New measures approved during Alabama's legislative session could affect school systems across the state.
News 4's Demetria McClenton reports on a new law to lower the school age.
Cindy Blount's kindergarten class is full of eager and enthusiastic learners.
Blount's a veteran teacher who can easily pick out future superstars.
“Their parents have been working with them at home and it makes a huge difference,” said Blount.
By preparing kids early, by the time they get to Blount's class they know their numbers, letters, and sounds.
“They already have a lot of knowledge and that helps them learn faster. We can also see a big boost in knowledge with technology,” said Blount.
Alabama Governor Robert Bentley recently signed a new bill to lower school starting age from 7 to 6.
Supporters say children who start at 7 are often too far behind their classmates.

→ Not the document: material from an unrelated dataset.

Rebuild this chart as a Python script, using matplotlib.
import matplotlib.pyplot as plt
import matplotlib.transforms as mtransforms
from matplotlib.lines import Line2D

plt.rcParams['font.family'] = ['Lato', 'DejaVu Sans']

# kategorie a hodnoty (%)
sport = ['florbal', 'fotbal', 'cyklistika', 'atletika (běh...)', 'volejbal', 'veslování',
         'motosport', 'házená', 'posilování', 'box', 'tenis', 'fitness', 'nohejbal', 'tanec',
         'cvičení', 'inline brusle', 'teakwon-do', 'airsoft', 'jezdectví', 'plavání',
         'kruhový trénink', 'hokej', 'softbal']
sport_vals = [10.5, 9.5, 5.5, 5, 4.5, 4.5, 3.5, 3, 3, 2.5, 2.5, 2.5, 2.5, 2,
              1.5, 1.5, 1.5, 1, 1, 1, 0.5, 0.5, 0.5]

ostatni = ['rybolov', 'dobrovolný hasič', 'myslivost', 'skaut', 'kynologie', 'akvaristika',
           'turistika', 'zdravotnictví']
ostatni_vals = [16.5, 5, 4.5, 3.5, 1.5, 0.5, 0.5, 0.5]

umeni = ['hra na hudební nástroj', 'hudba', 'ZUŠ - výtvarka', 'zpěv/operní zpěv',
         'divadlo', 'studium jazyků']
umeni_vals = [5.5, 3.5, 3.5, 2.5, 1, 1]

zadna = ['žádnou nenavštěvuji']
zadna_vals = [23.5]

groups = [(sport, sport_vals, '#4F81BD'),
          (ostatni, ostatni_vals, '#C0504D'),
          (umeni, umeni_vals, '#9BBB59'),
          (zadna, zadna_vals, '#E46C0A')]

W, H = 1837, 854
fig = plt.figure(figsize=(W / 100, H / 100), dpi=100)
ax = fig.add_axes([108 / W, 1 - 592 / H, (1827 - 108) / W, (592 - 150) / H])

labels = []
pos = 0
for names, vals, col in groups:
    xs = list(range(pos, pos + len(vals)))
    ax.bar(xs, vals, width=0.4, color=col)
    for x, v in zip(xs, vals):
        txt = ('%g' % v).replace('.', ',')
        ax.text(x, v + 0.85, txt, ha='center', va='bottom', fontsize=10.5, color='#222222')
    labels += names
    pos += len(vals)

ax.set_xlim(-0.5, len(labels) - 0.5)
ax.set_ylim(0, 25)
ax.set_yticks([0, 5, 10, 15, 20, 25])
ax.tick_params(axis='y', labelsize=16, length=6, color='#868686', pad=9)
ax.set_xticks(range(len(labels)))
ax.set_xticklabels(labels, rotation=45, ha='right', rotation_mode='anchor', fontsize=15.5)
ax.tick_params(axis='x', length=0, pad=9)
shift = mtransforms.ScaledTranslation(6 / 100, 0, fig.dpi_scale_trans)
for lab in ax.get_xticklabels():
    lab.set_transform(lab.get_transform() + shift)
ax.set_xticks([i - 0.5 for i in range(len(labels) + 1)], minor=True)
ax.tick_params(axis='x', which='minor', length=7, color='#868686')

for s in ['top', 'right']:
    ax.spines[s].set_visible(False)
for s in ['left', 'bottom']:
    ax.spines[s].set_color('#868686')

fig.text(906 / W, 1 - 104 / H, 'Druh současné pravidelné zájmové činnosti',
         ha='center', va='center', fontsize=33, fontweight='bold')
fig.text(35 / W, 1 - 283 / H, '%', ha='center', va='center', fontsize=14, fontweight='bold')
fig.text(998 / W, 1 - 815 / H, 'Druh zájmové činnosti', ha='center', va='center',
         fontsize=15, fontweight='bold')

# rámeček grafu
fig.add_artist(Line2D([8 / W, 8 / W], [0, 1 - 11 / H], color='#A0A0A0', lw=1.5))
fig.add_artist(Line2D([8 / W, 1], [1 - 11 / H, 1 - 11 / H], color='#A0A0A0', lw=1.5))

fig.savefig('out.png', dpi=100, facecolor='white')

They also teach math skills like adding and subtracting and even pared down high-school courses like geometry.
“We're writing paragraphs in kindergarten. It's amazing,” said Blount.
Alabama is required to offer kindergarten but it's not state-mandated.
That's another thing Blount would like to see changed in her tenure.
“All Students should be required to go to Kindergarten. We're teaching first and second grade skills here,” said Blount.
Should a parent choose not to enroll their 6 year-old, they must provide a written request to local school officials.